Some futurists like Ray Kurzweil argue that the law of ever-cheaper computing holds across past technologies right down to mechanical computers, and will likely continue to hold on future technologies - the attached chart is modeled after one by him. This might be so on the long term, but the road ahead won't be smooth, and we have already run into a few bumps along the way. Making circuits with 45 nanometer half-pitch a few years ago meant inventing new materials so that electrons leaking due to quantum effects could be prevented. As more nanometers are shaved off, continuing this kind of basic research will be required.
As if making chips work wasn't hard enough, there is also another problem: actually manufacturing them in large quantities. Using laser-printing to make features that are smaller than the light wavelength of 193 nanometers involves some impressive optical trickery. Lasers with a smaller wavelength are still in their infancy, and if they ever become practically feasible, they will use considerable amounts of energy. We might be able to make smaller chips with them, but at a high price premium. The insurmountable laws of physics are attacking the industry from every angle.
But what does the fast development of better computing equipment ultimately mean for the society at large? Many would be happier if they didn't have to upgrade their laptop computers every other year anymore. But all other things notwithstanding, few argue against the advancements computers have brought to science and medicine. Developing new life-saving treatments involves heavy computer simulations almost without exception. Computers are also a major factor in recent cultural developments: mix cheap digital hardware with some raw creativity and the Internet, and out come independent artists in every craft imaginable.
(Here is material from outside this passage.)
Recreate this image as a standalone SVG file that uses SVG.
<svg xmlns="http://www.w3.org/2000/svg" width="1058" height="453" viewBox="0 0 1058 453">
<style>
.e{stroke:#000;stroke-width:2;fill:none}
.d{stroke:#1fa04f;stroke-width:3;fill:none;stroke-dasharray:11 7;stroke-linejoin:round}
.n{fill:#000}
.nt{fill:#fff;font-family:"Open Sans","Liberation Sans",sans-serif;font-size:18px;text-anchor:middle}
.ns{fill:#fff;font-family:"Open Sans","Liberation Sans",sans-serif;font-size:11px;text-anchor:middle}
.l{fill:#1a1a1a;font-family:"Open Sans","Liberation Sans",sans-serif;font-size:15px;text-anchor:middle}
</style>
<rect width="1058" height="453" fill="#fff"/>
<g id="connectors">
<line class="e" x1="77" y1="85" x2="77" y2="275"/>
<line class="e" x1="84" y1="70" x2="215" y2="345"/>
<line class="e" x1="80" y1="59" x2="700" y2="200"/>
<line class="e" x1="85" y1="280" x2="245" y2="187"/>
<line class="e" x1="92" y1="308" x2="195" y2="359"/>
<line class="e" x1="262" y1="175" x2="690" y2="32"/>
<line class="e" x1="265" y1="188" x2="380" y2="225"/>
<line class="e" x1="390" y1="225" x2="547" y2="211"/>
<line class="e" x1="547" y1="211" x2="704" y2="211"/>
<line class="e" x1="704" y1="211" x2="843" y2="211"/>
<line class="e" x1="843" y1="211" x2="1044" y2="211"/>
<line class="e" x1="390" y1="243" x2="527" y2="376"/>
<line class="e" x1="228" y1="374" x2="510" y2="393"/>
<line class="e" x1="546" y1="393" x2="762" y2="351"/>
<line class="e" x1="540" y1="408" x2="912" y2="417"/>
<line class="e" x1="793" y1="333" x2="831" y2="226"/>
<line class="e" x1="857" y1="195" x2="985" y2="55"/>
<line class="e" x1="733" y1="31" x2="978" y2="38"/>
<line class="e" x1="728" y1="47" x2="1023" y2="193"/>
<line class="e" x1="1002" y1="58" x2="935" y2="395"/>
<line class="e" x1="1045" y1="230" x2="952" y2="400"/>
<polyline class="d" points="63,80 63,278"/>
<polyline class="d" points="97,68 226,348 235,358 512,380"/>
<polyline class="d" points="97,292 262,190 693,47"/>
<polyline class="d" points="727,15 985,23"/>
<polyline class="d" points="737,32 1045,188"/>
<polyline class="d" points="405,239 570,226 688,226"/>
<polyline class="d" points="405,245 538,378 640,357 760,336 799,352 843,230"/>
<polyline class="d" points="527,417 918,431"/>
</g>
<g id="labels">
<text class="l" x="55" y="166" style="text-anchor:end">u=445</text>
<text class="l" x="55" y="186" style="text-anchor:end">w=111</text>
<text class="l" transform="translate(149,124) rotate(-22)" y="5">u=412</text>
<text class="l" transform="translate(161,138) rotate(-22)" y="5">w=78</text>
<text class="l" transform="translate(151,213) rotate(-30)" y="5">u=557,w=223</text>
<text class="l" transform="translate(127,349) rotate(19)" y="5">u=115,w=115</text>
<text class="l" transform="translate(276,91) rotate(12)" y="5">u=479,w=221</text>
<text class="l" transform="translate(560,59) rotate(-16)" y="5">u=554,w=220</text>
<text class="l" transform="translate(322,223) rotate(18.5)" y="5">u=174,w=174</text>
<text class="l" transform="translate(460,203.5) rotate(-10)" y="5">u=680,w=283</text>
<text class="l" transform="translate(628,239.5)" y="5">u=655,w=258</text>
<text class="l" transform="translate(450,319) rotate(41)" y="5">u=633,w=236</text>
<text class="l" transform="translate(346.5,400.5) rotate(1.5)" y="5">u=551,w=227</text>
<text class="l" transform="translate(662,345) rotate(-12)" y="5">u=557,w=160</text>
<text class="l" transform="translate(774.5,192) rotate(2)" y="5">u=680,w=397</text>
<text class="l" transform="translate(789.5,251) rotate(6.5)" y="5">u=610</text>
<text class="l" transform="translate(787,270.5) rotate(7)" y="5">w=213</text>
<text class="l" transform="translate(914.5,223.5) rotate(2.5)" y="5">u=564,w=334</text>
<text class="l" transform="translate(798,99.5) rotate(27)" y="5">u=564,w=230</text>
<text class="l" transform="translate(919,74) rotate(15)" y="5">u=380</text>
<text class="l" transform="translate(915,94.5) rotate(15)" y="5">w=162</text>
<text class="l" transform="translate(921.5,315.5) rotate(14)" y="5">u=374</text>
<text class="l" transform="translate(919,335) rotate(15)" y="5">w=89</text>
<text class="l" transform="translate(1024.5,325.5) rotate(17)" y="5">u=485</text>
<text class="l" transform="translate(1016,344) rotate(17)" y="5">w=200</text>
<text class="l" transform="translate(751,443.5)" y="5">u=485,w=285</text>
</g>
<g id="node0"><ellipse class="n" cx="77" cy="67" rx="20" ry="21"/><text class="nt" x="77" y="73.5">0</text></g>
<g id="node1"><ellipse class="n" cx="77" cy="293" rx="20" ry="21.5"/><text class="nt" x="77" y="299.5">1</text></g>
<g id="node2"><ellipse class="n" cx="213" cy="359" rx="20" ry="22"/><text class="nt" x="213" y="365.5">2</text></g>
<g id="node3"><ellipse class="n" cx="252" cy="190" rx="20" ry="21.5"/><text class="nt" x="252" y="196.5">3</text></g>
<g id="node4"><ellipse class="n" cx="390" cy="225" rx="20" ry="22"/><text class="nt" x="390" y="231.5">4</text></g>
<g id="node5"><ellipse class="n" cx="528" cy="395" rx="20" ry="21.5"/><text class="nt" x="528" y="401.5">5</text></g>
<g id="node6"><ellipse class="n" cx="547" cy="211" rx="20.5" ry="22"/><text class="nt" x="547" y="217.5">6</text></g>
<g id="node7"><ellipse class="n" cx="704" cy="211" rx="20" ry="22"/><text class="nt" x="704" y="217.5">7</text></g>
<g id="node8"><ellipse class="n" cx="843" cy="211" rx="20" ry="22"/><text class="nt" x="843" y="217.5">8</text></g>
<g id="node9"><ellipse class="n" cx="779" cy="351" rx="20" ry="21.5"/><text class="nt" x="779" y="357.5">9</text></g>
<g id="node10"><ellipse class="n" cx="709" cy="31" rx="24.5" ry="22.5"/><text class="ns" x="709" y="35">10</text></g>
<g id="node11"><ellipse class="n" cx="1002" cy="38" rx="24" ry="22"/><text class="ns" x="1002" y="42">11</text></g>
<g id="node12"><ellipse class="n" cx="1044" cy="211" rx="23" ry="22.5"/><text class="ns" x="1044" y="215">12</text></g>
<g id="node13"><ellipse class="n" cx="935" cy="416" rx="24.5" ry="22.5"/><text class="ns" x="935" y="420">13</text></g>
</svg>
Cheap and efficient computers are the most important enabling technology on every area of human activity. Now we've begun to take steps to make devices increasingly more mobile, more aware of their surroundings, more eco-friendly and also available for people in developing countries. Today's smartphone is a yesterday's computer, professional video camera and a hefty amount of media storage rolled into a pocket-sized package. People are increasingly able to take their creative interests wherever they go, and keep in contact with friends and colleagues. On top of that, we're finding lots of new uses for our talented pocket assistants, like translation of conversations. To take the next steps on this path, the underlying chip industry's progress must not stagnate.